Roberts argues that, despite Morrisons’ quality, provenance and vertically integrated credentials, there remains “a degree of uncertainty” about how the Safeway ranges will be received by customers.
But Miller insists the deal “ticks all the boxes” for McColl’s and will prove to be “a game-changer” for the business.
“They have quite a unique proposition and we were able to see that first-hand and try the products. The Safeway brand, coupled with the backing of the Morrisons quality, was very compelling”
McColl’s chief operating officer Dave Thomas
McColl’s chief operating officer Dave Thomas explains: “For me, the most important thing was having a better customer offer, particularly around fruit and veg, fresh meat, chilled food – we know that the supermarkets have a better quality offer than any of the wholesalers.
“We spent a lot of time looking at the Morrisons model. They are vertically integrated, so they own a lot of their own farms and fisheries and they are the second-largest food manufacturer in the UK.
“They have quite a unique proposition and we were able to see that first-hand and try the products. The Safeway brand, coupled with the backing of the Morrisons quality, was very compelling.
“We were very pleased with Heritage, but Morrisons just takes us to that extra level.”
But it may not just be McColl’s stores that reap the benefits of this deal.
Retail Remedy partner Phil Dorrell suggests the partnership will allow Morrisons to lower prices, or benefit from healthier margins, in its own 400-strong supermarket estate – piling pressure on its grocery rivals in the process.
“The ability to get into wholesale functionality with McColl’s is a blessing for Morrisons,” Dorrell says.
“It drives what every supplier, or manufacturer or farm wants – volume.
“The knock-on effect isn’t just that they make their production facilities more efficient, it means their ability to offer goods at lower prices in their own supermarkets is increased. It’s a win-win situation.”
While Morrisons has so far focused on resurrecting Safeway as a brand, sources close to the grocer refused to rule out the possibility of the McColl’s deal sparking a revival of Safeway stores.
Thomas takes a similar stance.
“We’ve not made any decision on that yet, but it’s an interesting idea that we will consider,” he admits.
But should that really form a part of the grander plan?
Roberts is quick to dismiss the merit of a bricks-and-mortar Safeway push.

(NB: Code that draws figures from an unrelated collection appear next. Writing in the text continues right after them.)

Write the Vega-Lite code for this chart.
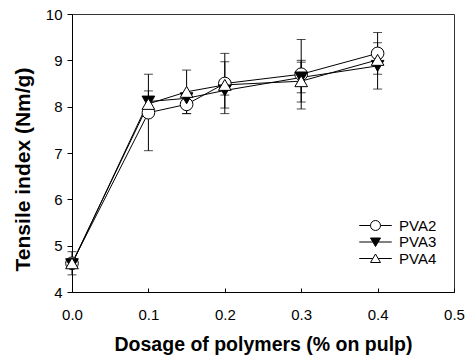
{
  "$schema": "https://vega.github.io/schema/vega-lite/v6.json",
  "width": 382,
  "height": 278,
  "autosize": "none",
  "padding": {"left": 72, "top": 14, "right": 20, "bottom": 68},
  "background": "white",
  "config": {
    "font": "Liberation Sans",
    "view": {"stroke": "#333333", "strokeWidth": 1},
    "axis": {"grid": false, "domainColor": "black", "tickColor": "black", "labelColor": "black", "titleColor": "black", "labelFontSize": 15, "titleFontWeight": "bold", "labelFlush": false, "labelOverlap": false}
  },
  "data": {
    "values": [
      {"series": "PVA2", "x": 0.0, "y": 4.62, "lo": 4.37, "hi": 4.87},
      {"series": "PVA2", "x": 0.1, "y": 7.87, "lo": 7.05, "hi": 8.70},
      {"series": "PVA2", "x": 0.15, "y": 8.05, "lo": 7.85, "hi": 8.25},
      {"series": "PVA2", "x": 0.2, "y": 8.50, "lo": 7.85, "hi": 9.15},
      {"series": "PVA2", "x": 0.3, "y": 8.70, "lo": 7.95, "hi": 9.45},
      {"series": "PVA2", "x": 0.4, "y": 9.15, "lo": 8.70, "hi": 9.60},
      {"series": "PVA3", "x": 0.0, "y": 4.60, "lo": 4.52, "hi": 4.68},
      {"series": "PVA3", "x": 0.1, "y": 8.11, "lo": 7.88, "hi": 8.34},
      {"series": "PVA3", "x": 0.15, "y": 8.18, "lo": 8.08, "hi": 8.28},
      {"series": "PVA3", "x": 0.2, "y": 8.35, "lo": 8.25, "hi": 8.45},
      {"series": "PVA3", "x": 0.3, "y": 8.63, "lo": 8.30, "hi": 8.96},
      {"series": "PVA3", "x": 0.4, "y": 8.88, "lo": 8.38, "hi": 9.38},
      {"series": "PVA4", "x": 0.0, "y": 4.62, "lo": 4.52, "hi": 4.72},
      {"series": "PVA4", "x": 0.1, "y": 8.06, "lo": 7.93, "hi": 8.19},
      {"series": "PVA4", "x": 0.15, "y": 8.32, "lo": 7.85, "hi": 8.79},
      {"series": "PVA4", "x": 0.2, "y": 8.47, "lo": 7.97, "hi": 8.97},
      {"series": "PVA4", "x": 0.3, "y": 8.55, "lo": 8.10, "hi": 9.00},
      {"series": "PVA4", "x": 0.4, "y": 9.01, "lo": 8.91, "hi": 9.11}
    ]
  },
  "encoding": {
    "x": {
      "field": "x", "type": "quantitative",
      "scale": {"domain": [0, 0.5], "nice": false, "zero": false},
      "axis": {"title": "Dosage of polymers (% on pulp)", "titleFontSize": 19.5, "values": [0, 0.1, 0.2, 0.3, 0.4, 0.5], "format": ".1f", "tickSize": -4, "labelPadding": 19, "titlePadding": 13}
    }
  },
  "layer": [
    {
      "mark": {"type": "errorbar", "ticks": {"size": 9, "color": "black"}, "rule": {"color": "black", "strokeWidth": 1}},
      "encoding": {
        "y": {"field": "lo", "type": "quantitative", "scale": {"domain": [4, 10], "nice": false, "zero": false},
          "axis": {"title": "Tensile index (Nm/g)", "titleFontSize": 21, "values": [4, 5, 6, 7, 8, 9, 10], "tickSize": 5, "labelPadding": 5, "titlePadding": 12, "titleY": 155}},
        "y2": {"field": "hi"},
        "detail": {"field": "series"}
      }
    },
    {
      "mark": {"type": "line", "color": "black", "strokeWidth": 1},
      "encoding": {
        "y": {"field": "y", "type": "quantitative", "scale": {"domain": [4, 10], "nice": false, "zero": false},
          "axis": {"title": "Tensile index (Nm/g)", "titleFontSize": 21, "values": [4, 5, 6, 7, 8, 9, 10], "tickSize": 5, "labelPadding": 5, "titlePadding": 12, "titleY": 155}},
        "detail": {"field": "series"}
      }
    },
    {
      "mark": {"type": "point", "filled": true, "stroke": "black", "strokeWidth": 1, "size": 160, "opacity": 1},
      "encoding": {
        "y": {"field": "y", "type": "quantitative"},
        "shape": {"condition": [{"test": "datum.series === 'PVA2'", "value": "circle"}, {"test": "datum.series === 'PVA3'", "value": "triangle-down"}], "value": "triangle-up"},
        "fill": {"condition": {"test": "datum.series === 'PVA3'", "value": "black"}, "value": "white"}
      }
    },
    {
      "transform": [{"filter": "false"}],
      "mark": {"type": "point", "filled": true, "strokeWidth": 1, "size": 144, "opacity": 1},
      "encoding": {
        "y": {"field": "y", "type": "quantitative"},
        "shape": {
          "field": "series", "type": "nominal",
          "scale": {"domain": ["PVA2", "PVA3", "PVA4"], "range": [
            "M1,0A1,1,0,1,1,-1,0A1,1,0,1,1,1,0Z M-3.25,0H-1 M1,0H3.25",
            "M-1,-0.8L1,-0.8L0,0.9Z M-3.25,0H-0.53 M0.53,0H3.25",
            "M0,-0.9L1,0.8L-1,0.8Z M-3.25,0H-0.53 M0.53,0H3.25"
          ]},
          "legend": {"title": null, "orient": "none", "legendX": 296, "legendY": 204, "padding": 0, "labelFontSize": 15, "labelColor": "black", "labelOffset": 16, "rowPadding": 0.5, "symbolStrokeWidth": 1}
        },
        "fill": {
          "field": "series", "type": "nominal",
          "scale": {"domain": ["PVA2", "PVA3", "PVA4"], "range": ["white", "black", "white"]},
          "legend": {"title": null, "orient": "none", "legendX": 296, "legendY": 204, "padding": 0, "labelFontSize": 15, "labelColor": "black", "labelOffset": 16, "rowPadding": 0.5, "symbolStrokeWidth": 1}
        },
        "stroke": {
          "field": "series", "type": "nominal",
          "scale": {"domain": ["PVA2", "PVA3", "PVA4"], "range": ["black", "black", "black"]},
          "legend": {"title": null, "orient": "none", "legendX": 296, "legendY": 204, "padding": 0, "labelFontSize": 15, "labelColor": "black", "labelOffset": 16, "rowPadding": 0.5, "symbolStrokeWidth": 1}
        }
      }
    }
  ]
}
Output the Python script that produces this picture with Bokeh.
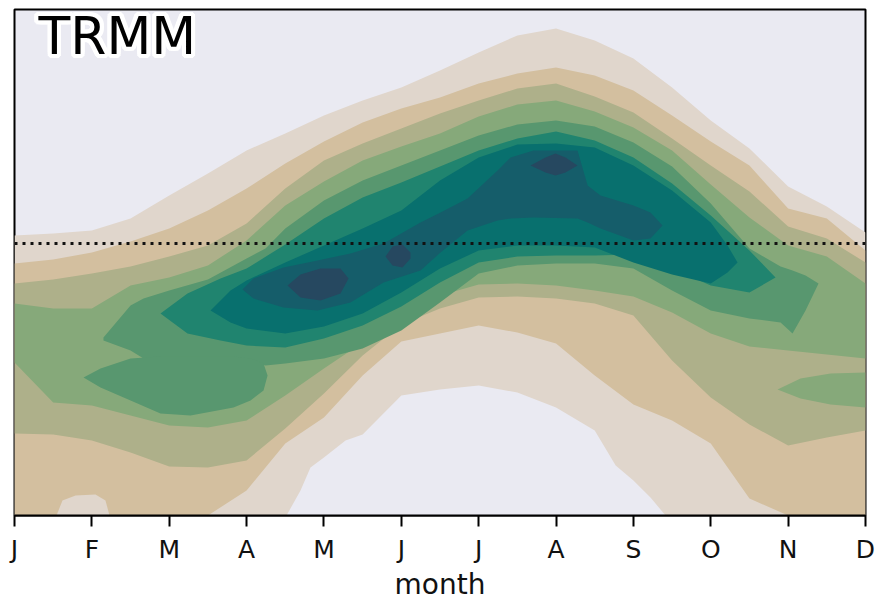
from bokeh.plotting import figure
from bokeh.models import Range1d, FixedTicker, Label, Span
from bokeh.embed import file_html
from bokeh.resources import INLINE

# ---------------- data ----------------
month_labels = ["J", "F", "M", "A", "M", "J", "J", "A", "S", "O", "N", "D"]
month_ticks = list(range(12))
grid_x = [i * 0.5 for i in range(23)]          # half-month grid, Jan..Dec

# band colours, level 0 (lowest) .. level 9 (highest)
level_colors = ["#EAEAF2", "#E0D6CC", "#D3BF9F", "#AEB08A", "#86A97A",
                "#58976F", "#20846F", "#08706E", "#155D6A", "#264860"]

# level 1 (>= light beige) on the half-month grid
lvl1_top = [28.0, 28.2, 28.5, 29.7, 32.0, 34.2, 36.5, 38.2, 40.0, 41.5, 42.8, 44.5,
            46.3, 48.0, 48.7, 47.5, 45.7, 42.8, 39.5, 36.7, 32.9, 30.9, 28.3]
lvl1_bot = [0.0] * 23

# dry dome (level 0) at the bottom
dome_x = [3.516, 3.697, 3.826, 4.0, 4.279, 4.5, 5.0, 5.5, 6.0, 6.5, 7.0, 7.5, 7.771, 8.0, 8.221, 8.415]
dome_top = [0.0, 2.5, 4.8, 5.8, 7.5, 8.1, 12.0, 12.6, 13.0, 12.3, 10.8, 8.5, 5.0, 3.5, 1.8, 0.0]

# level 2 (tan)
lvl2_top = [25.2, 25.6, 26.3, 27.4, 28.7, 30.5, 32.7, 35.2, 37.4, 39.3, 40.7, 41.8,
            43.2, 44.2, 44.8, 44.0, 42.5, 40.0, 37.4, 35.0, 30.7, 29.7, 26.5]
lvl2_bot = [0.0, 0.0, 0.0, 0.0, 0.0, 0.0, 2.5, 7.2, 9.8, 14.0, 17.4, 18.2,
            19.0, 18.3, 17.2, 14.0, 11.1, 9.5, 7.2, 1.7, 0.0, 0.0, 0.0]

# small level-1 pocket near February at the bottom
pocket_x = [0.543, 0.620, 0.789, 1.047, 1.176, 1.228]
pocket_top = [0.0, 1.5, 2.0, 2.1, 1.5, 0.0]

# level 3 (olive)
lvl3_top = [23.2, 23.6, 24.2, 24.9, 25.9, 27.0, 29.2, 32.7, 35.5, 37.2, 38.7, 40.2,
            41.5, 42.7, 43.2, 41.9, 40.3, 37.7, 35.0, 32.4, 28.9, 27.7, 25.3]
lvl3_bot = [8.2, 8.1, 7.5, 6.3, 4.9, 4.8, 5.5, 8.7, 12.2, 16.0, 19.1, 20.7,
            21.8, 21.9, 21.7, 21.2, 20.0, 15.5, 11.8, 9.1, 7.0, 7.8, 8.5]

# level 4 (sage)
lvl4_top = [21.2, 20.7, 20.7, 23.0, 23.8, 25.0, 27.5, 31.0, 33.4, 35.5, 36.9, 38.2,
            39.9, 41.1, 41.5, 40.4, 38.8, 36.5, 33.1, 29.8, 27.0, 25.9, 23.2]
lvl4_bot = [15.3, 11.3, 11.0, 10.0, 9.0, 8.8, 9.5, 12.0, 14.7, 17.3, 20.3, 22.0,
            23.1, 23.2, 23.0, 22.5, 21.9, 20.3, 18.2, 16.9, 16.5, 16.1, 15.7]
lvl4b_x = [9.863, 10.16, 10.548, 11.0]
lvl4b_top = [12.6, 13.7, 14.2, 14.3]
lvl4b_bot = [12.6, 11.7, 11.1, 10.8]

# level 5 (medium green)
lvl5_x = [1.150, 1.5, 1.668, 2.0, 2.5, 3.0, 3.245, 3.5, 4.0, 4.5, 5.0, 5.5, 6.0,
          6.5, 7.0, 7.5, 8.0, 8.5, 9.0, 9.5, 9.902, 10.057, 10.225, 10.393]
lvl5_top = [17.8, 21.0, 21.7, 22.5, 23.6, 25.7, 26.7, 28.7, 31.5, 33.5, 35.0, 36.5, 38.0,
            39.1, 39.5, 38.9, 37.3, 34.9, 31.2, 26.7, 24.9, 24.5, 24.0, 23.2]
lvl5_bot = [17.5, 16.5, 15.7, 15.7, 15.7, 15.5, 15.0, 15.2, 15.7, 16.7, 18.5, 21.3, 24.2,
            25.0, 25.2, 25.2, 24.7, 22.5, 20.5, 19.7, 19.3, 18.2, 20.5, 23.2]
lvl5b_x = [0.892, 1.112, 1.5, 1.887, 2.275, 2.831, 3.051, 3.219, 3.271]
lvl5b_top = [13.8, 14.7, 15.7, 15.9, 15.9, 15.9, 15.7, 15.2, 14.0]
lvl5b_bot = [13.8, 12.8, 11.5, 10.2, 10.0, 10.8, 11.5, 12.5, 14.0]

# level 6 (teal green)
lvl6_x = [1.887, 2.236, 2.663, 3.0, 3.5, 4.0, 4.5, 5.0, 5.5, 6.0, 6.5, 7.0,
          7.5, 8.0, 8.5, 9.0, 9.5, 9.837]
lvl6_top = [20.2, 22.2, 23.7, 24.7, 27.1, 29.7, 31.8, 33.3, 34.9, 36.5, 37.7, 38.4,
            37.5, 35.8, 33.2, 30.0, 26.5, 23.8]
lvl6_bot = [20.2, 18.2, 17.5, 17.0, 16.8, 17.7, 19.0, 20.9, 23.3, 25.3, 25.9, 26.0,
            26.0, 26.1, 24.7, 23.0, 22.3, 23.8]

# level 7 (teal)
lvl7_x = [2.534, 2.792, 3.0, 3.5, 4.0, 4.5, 5.0, 5.5, 6.0, 6.5, 7.0, 7.5,
          8.0, 8.5, 9.0, 9.217, 9.346]
lvl7_top = [20.5, 22.5, 23.5, 25.3, 27.0, 28.7, 30.5, 33.5, 35.8, 37.1, 37.2, 36.8,
            35.0, 32.5, 29.3, 27.0, 25.3]
lvl7_bot = [20.5, 19.3, 18.7, 18.2, 18.9, 20.2, 22.3, 24.7, 26.5, 27.0, 27.0, 26.8,
            25.3, 24.1, 23.2, 24.3, 25.3]

# level 8 (dark teal)
lvl8_x = [2.947, 3.089, 3.477, 3.917, 4.343, 4.770, 5.248, 5.507, 5.856, 6.244,
          6.412, 6.709, 7.278, 7.408, 7.575, 8.001, 8.221, 8.376]
lvl8_top = [22.6, 23.7, 24.8, 25.5, 26.2, 27.2, 29.3, 30.3, 31.7, 34.5,
            35.8, 36.5, 36.5, 33.0, 32.0, 31.0, 30.3, 29.0]
lvl8_bot = [22.6, 21.7, 20.8, 20.5, 21.3, 23.3, 24.5, 26.3, 28.5, 29.5,
            29.7, 29.8, 29.7, 29.3, 28.7, 27.5, 27.7, 29.0]

# level 9 (darkest) – three cores
core1_x = [3.529, 3.697, 3.956, 4.214, 4.318]
core1_top = [23.0, 24.1, 24.7, 24.7, 23.7]
core1_bot = [23.0, 21.8, 21.5, 22.2, 23.7]
core2_x = [4.796, 4.886, 5.015, 5.119]
core2_top = [25.9, 26.9, 27.1, 26.3]
core2_bot = [25.9, 25.0, 24.8, 25.7]
core3_x = [6.670, 6.864, 6.993, 7.122, 7.278]
core3_top = [35.0, 35.8, 36.2, 35.8, 35.0]
core3_bot = [35.0, 34.3, 34.0, 34.3, 35.0]

reference_line = 27.2

# ---------------- figure ----------------
FONT = "DejaVu Sans"
p = figure(width=879, height=604, output_backend="svg", toolbar_location=None,
           x_range=Range1d(0, 11), y_range=Range1d(0, 50.6),
           min_border_left=14, min_border_right=14, min_border_top=9, min_border_bottom=89)
p.background_fill_color = level_colors[0]
p.border_fill_color = "white"
p.grid.visible = False
p.yaxis.visible = False
p.outline_line_color = "black"
p.outline_line_width = 2

bands = [
    (1, grid_x, lvl1_bot, lvl1_top),
    (0, dome_x, [0.0] * len(dome_x), dome_top),
    (2, grid_x, lvl2_bot, lvl2_top),
    (1, pocket_x, [0.0] * len(pocket_x), pocket_top),
    (3, grid_x, lvl3_bot, lvl3_top),
    (4, grid_x, lvl4_bot, lvl4_top),
    (4, lvl4b_x, lvl4b_bot, lvl4b_top),
    (5, lvl5_x, lvl5_bot, lvl5_top),
    (5, lvl5b_x, lvl5b_bot, lvl5b_top),
    (6, lvl6_x, lvl6_bot, lvl6_top),
    (7, lvl7_x, lvl7_bot, lvl7_top),
    (8, lvl8_x, lvl8_bot, lvl8_top),
    (9, core1_x, core1_bot, core1_top),
    (9, core2_x, core2_bot, core2_top),
    (9, core3_x, core3_bot, core3_top),
]
for lvl, xs, lo, hi in bands:
    p.varea(x=xs, y1=lo, y2=hi, fill_color=level_colors[lvl], fill_alpha=1.0)

p.add_layout(Span(location=reference_line, dimension="width", line_color="#111111",
                  line_width=3, line_dash="3 5"))

# x axis
ax = p.xaxis[0]
ax.ticker = FixedTicker(ticks=month_ticks)
ax.major_label_overrides = {i: m for i, m in zip(month_ticks, month_labels)}
ax.minor_tick_line_color = None
ax.major_tick_out = 11
ax.major_tick_in = 0
ax.major_tick_line_width = 2
ax.major_tick_line_color = "black"
ax.axis_line_width = 2
ax.axis_line_color = "black"
ax.major_label_text_font = FONT
ax.major_label_text_font_size = "25px"
ax.major_label_text_color = "#111111"
ax.major_label_standoff = 8
ax.axis_label = "month"
ax.axis_label_text_font = FONT
ax.axis_label_text_font_size = "28px"
ax.axis_label_text_font_style = "normal"
ax.axis_label_text_color = "#111111"
ax.axis_label_standoff = 1

# panel title with a white halo
title_kw = dict(x=0.31, y=48.0, text="TRMM", text_font=FONT, text_font_size="52px",
                text_baseline="alphabetic", text_align="left")
halo = [(-4, 0), (4, 0), (0, -4), (0, 4), (-3, -3), (3, 3), (-3, 3), (3, -3),
        (-4, -2), (4, 2), (-4, 2), (4, -2), (-2, -4), (2, 4), (-2, 4), (2, -4)]
for dx, dy in halo:
    p.add_layout(Label(text_color="white", x_offset=dx, y_offset=dy, **title_kw))
p.add_layout(Label(text_color="black", **title_kw))

open("out.html", "w").write(file_html(p, INLINE))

“It might be a temptation, but I don’t see how it would do Morrisons any favours,” he asserts.
“Safeway carries that nostalgic fondness, but it was never really looked on as a c-store brand.
“I also don’t see why Morrisons would want that, or encourage that, if in 18 months’ time they want to start flogging the Safeway brand to other retailers or independents.”
Dorrell thinks otherwise, suggesting Safeway stores could attract a different kind of customer that Morrisons has, thus far, failed to win over.
“The ability to enhance the Safeway brand through McColl’s, to a point where it’s viable as a standalone store, is absolutely something they should be looking at”
Retail Remedy partner Phil Dorrell
“When Morrisons took over Safeway, it was very difficult for them to transfer the Safeway customers into Morrisons, especially down South,” he recalls.
“The ability to enhance the Safeway brand through McColl’s, to a point where it’s viable as a standalone store, is absolutely something they should be looking at.
“It would allow them to capture customers that would never go into a Morrisons store and to take a different route into the ‘premiumisation’ of their offer.
Whether or not Safeway’s return extends into physical space, Morrisons and McColl’s could blossom into a marriage made in heaven, rather than one of convenience.